Savala: Yeah, I mean, Beloved, right. Like, if you’re going to read one Toni Morrison book, I guess it should probably be Beloved. And another one of my favorites is a book that I don’t know. I mean, of course, people weren’t bananas when it came out. But I don’t hear it talks about as much and it’s called a Mercy. I remember picking it up off a bookshelf in a bookstore, an independent bookstore a couple years ago, and being like, Oh, what is this, you know, but it’s another one of her books that I love. And then I would recommend to people, but I’ve never read a Toni Morrison book, and then been like, dang, I’ll never get those hours back. Like, even the couple that I don’t love as much still stay with me and haunt me and move me after having read them.
Yeah, and the other another thing that has inspired me since the moment I decided to stop dieting is a group of women in Portland, Oregon, called Be Nourished. I just encourage people who want to start to heal or divest from dieting, or, look at shame and all of that in their bodies, to check them out. Because they were early features and were very powerful, and still are.
Ashley: Awesome. And so where can our listeners stay in touch with you? Should they want to?
Savala: I hope they want to! I would love to stay in touch with listeners. Well, as everybody knows, if they’ve made it this far, I’m on Instagram four hours a day now.
Ashley: Awesome. Well, thank you for being here. Thanks for being so open and transparent about your journey.
Savala: Oh, thank you. Wonderful. You make it easy. You hold such a steady, warm space.
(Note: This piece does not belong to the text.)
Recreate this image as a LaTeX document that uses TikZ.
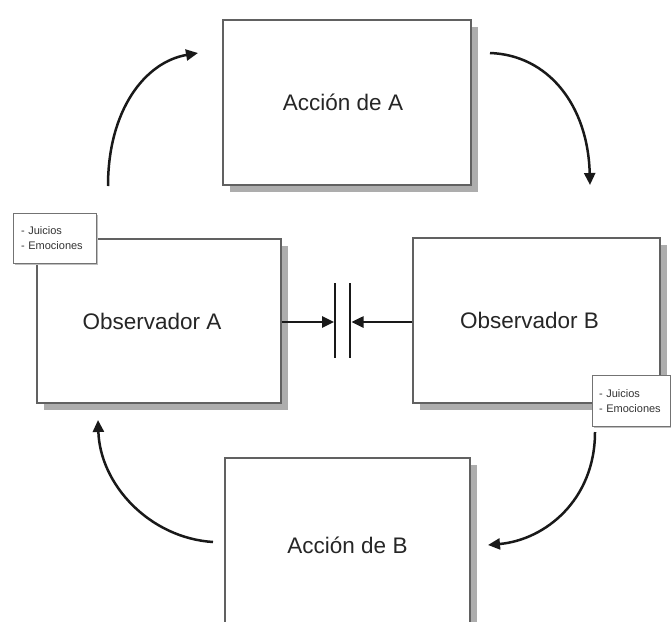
\documentclass[tikz,border=0pt]{standalone}
\usepackage{fontspec}
\setmainfont{Liberation Sans}
\usetikzlibrary{arrows.meta,shadows}
\begin{document}
\begin{tikzpicture}[x=1pt,y=-1pt,
  box/.style={draw=black!62, line width=1.4pt, fill=white, inner sep=0pt,
    text=black!85, font=\fontsize{22.5}{26}\selectfont,
    drop shadow={shadow xshift=7pt, shadow yshift=-7pt, fill=black!32, opacity=1}},
  notebox/.style={draw=black!55, line width=1pt, fill=white, inner xsep=8pt, inner ysep=0pt,
    text=black!80, align=left, font=\fontsize{11}{15}\selectfont,
    drop shadow={shadow xshift=1.5pt, shadow yshift=-1.5pt, fill=black!25, opacity=1}},
  arr/.style={line width=2.5pt, black!90, -{Triangle[length=12pt,width=11pt]}},
  plate/.style={line width=2.8pt, black!90}
]
\clip (0,0) rectangle (671,621);
\fill[white] (0,0) rectangle (671,621);

% main boxes
\node[box, minimum width=248pt, minimum height=165pt] (acA) at (347,102.5) {\hspace*{-8pt}Acción de A};
\node[box, minimum width=244pt, minimum height=164pt] (obsA) at (159,321) {\hspace*{-14pt}Observador A};
\node[box, minimum width=247pt, minimum height=165pt] (obsB) at (536.5,320.5) {\hspace*{-14pt}Observador B};
\node[box, minimum width=245pt, minimum height=174pt] (acB) at (347.5,545) {Acción de B};

% notes
\node[notebox, minimum width=83pt, minimum height=50pt, text width=67pt] (noteA) at (54.5,238) {- Juicios\\- Emociones};
\node[notebox, minimum width=78pt, minimum height=51pt, text width=64pt, inner xsep=7pt] (noteB) at (631,401) {- Juicios\\- Emociones};

% plates
\coordinate (p1t) at (335,283);
\coordinate (p1b) at (335,358);
\coordinate (p2t) at (350,283);
\coordinate (p2b) at (350,358);
\draw[plate] (p1t) -- (p1b);
\draw[plate] (p2t) -- (p2b);
\coordinate (pl1) at (334,322);
\coordinate (pl2) at (351.5,322);
\draw[arr] (obsA.east |- pl1) -- (pl1);
\draw[arr] (obsB.west |- pl2) -- (pl2);

% curved arrows
\coordinate (a1s) at (108,186);
\coordinate (a1e) at (198,53);
\coordinate (a2s) at (490,53);
\coordinate (a2e) at (590,185);
\coordinate (a3s) at (595,432);
\coordinate (a3e) at (488,545);
\coordinate (a4s) at (213,542);
\coordinate (a4e) at (98,420);
\draw[arr] (a1s) .. controls (108,110) and (145,62) .. (a1e);
\draw[arr] (a2s) .. controls (548,55) and (588,105) .. (a2e);
\draw[arr] (a3s) .. controls (595,500) and (545,540) .. (a3e);
\draw[arr] (a4s) .. controls (150,538) and (100,485) .. (a4e);
\end{tikzpicture}
\end{document}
And I’m really thankful for the invitation to talk with you and help me get through it again. I hope our paths crossed somewhere down the line again.
Ashley: Wonderful, thank you so much.
Savala: Thank you.
Ashley: Thank you for listening to In This Body and being a part of these important conversations. If you want to be on the side of positive change, where all bodies and identities are represented and empowered, keep doing your part to speak up against systems of oppression and injustice and stand up for diversity. As the late great Audrey Lorde said your silence will not protect you. Your voice matters. Peace and love y’all.